‘Veep’ Review: Bleak, Despairing, Hilarious

Gary Cole and Kevin Dunn add more cynicism to HBO's House of Cads

If you're looking for a show where politicians occasionally do some good, you might want to check out Netflix's "House of Cards." At least Kevin Spacey's conniving congressman does the occasional favor as he tries to slash his way to the vice presidency.

On "Veep," Julia Louis-Dreyfus' Selina Meyer already has the job — and it sucks. As the show returns to HBO Sunday for its second season, she's still abusive to her underlings, ravenously ambitious, and desperate for the POTUS to call. But she's also sleep-deprived after traveling the highways and byways of a country she doesn't seem to like, stumping for candidates she hates, trying to help the party she's ambiguous about win midterm elections.

The premiere takes place as those self-serving dreams are dashed, on election night and the harsh morning after. The stench of death is in the air.

"Apparently POTUS' chief of staff is telling everyone to write their will," one character says. Another fantasizes about being cryogenically frozen. Then comes this pronouncement: "Put everything in the wagons and shoot the dogs, because we have lost the House."

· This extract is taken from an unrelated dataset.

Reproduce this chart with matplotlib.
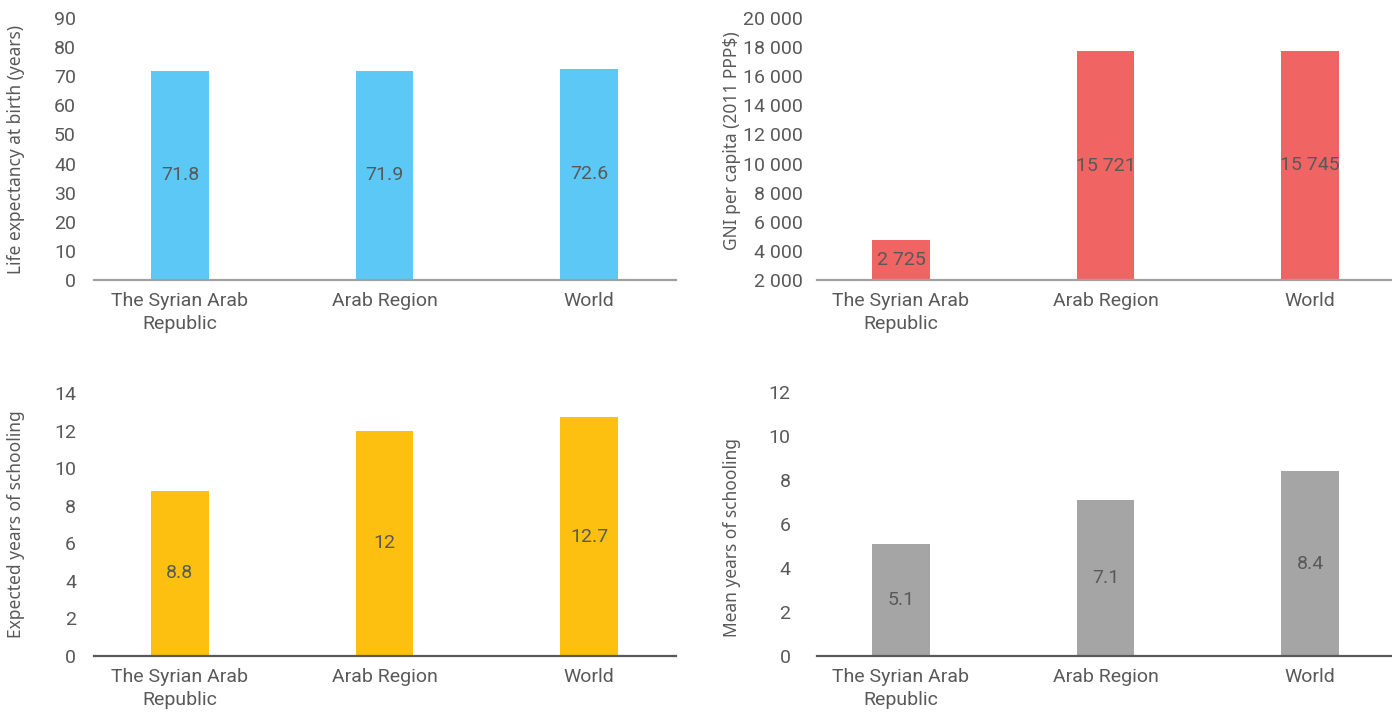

Have I mentioned "Veep" is one of the funniest shows on television? It is, because of the deadpan frankness with which it stares into a pit of petty avarice. There's nothing to do but laugh at the prospect of someone like Meyer in a position of such power and responsibility. But you're laughing through your tears, because, well.

Louis-Dreyfus won and Emmy for the role last season, and would be a safe bet for this one, too. Selina was a knife of a character from the first episode because Louis-Dreyfus and creator Armando Iannucci have made no effort to soften her with likability — or even good intentions.

Like so many of our leaders, Selina cared about issues once, probably. But now it's all about power and access. She competes with similarly insecure narcissists.

Most pathetic of all are the supplicants who try to win her favor. These are the characters we relate to the most, because some of them seem to have some idealism, or at least a willingness to pretend Selina's self-centeredness is a means to and end.

In order from most to least ruthless, they are Dan Egan (Reid Scott), Mike McClintock (Matt Walsh), Sue (Sufe Bradshaw), Amy (Anna Chlumsky), and Gary (Tony Hale). Presidential aide Jonah (Timothy C. Simons) is arguably more powerful than any of them, despite looking like a giant kindergartner.

Every one of them is excellent, with similar but uniquely formulated concoctions of fear, jealousy, and resentment that make any interaction potentially disastrous. In the premiere, we're treated to the spectacle of "My Girl" star Chlumsky and the most arrested of the "Arrested Development" clan, Hale, becoming desperate allies. But everyone gets their moment to shine, or at least have a public meltdown. The premiere finds Mike lamenting a foolish purchase as the ever-efficient Sue gets to turn her cold, barely-hidden contempt on the press.

The show manages to add to and improve on the mix with the addition this season of Gary Cole as number-crunching strategiest Kent Davidson and Kevin Dunn as breakdown-prone presidential chief of staff Ben Caffrey. Cole, of "Office Space" and "Brady Bunch" fame, tends to steal whatever he does, and poses the usual threat here as he exhaustedly outwits Selina at every turn.

Caffrey, meanwhile, gets to hide in a closet — his de facto bunker — and wait for the horrors to pass. Fortunately for us, they never do.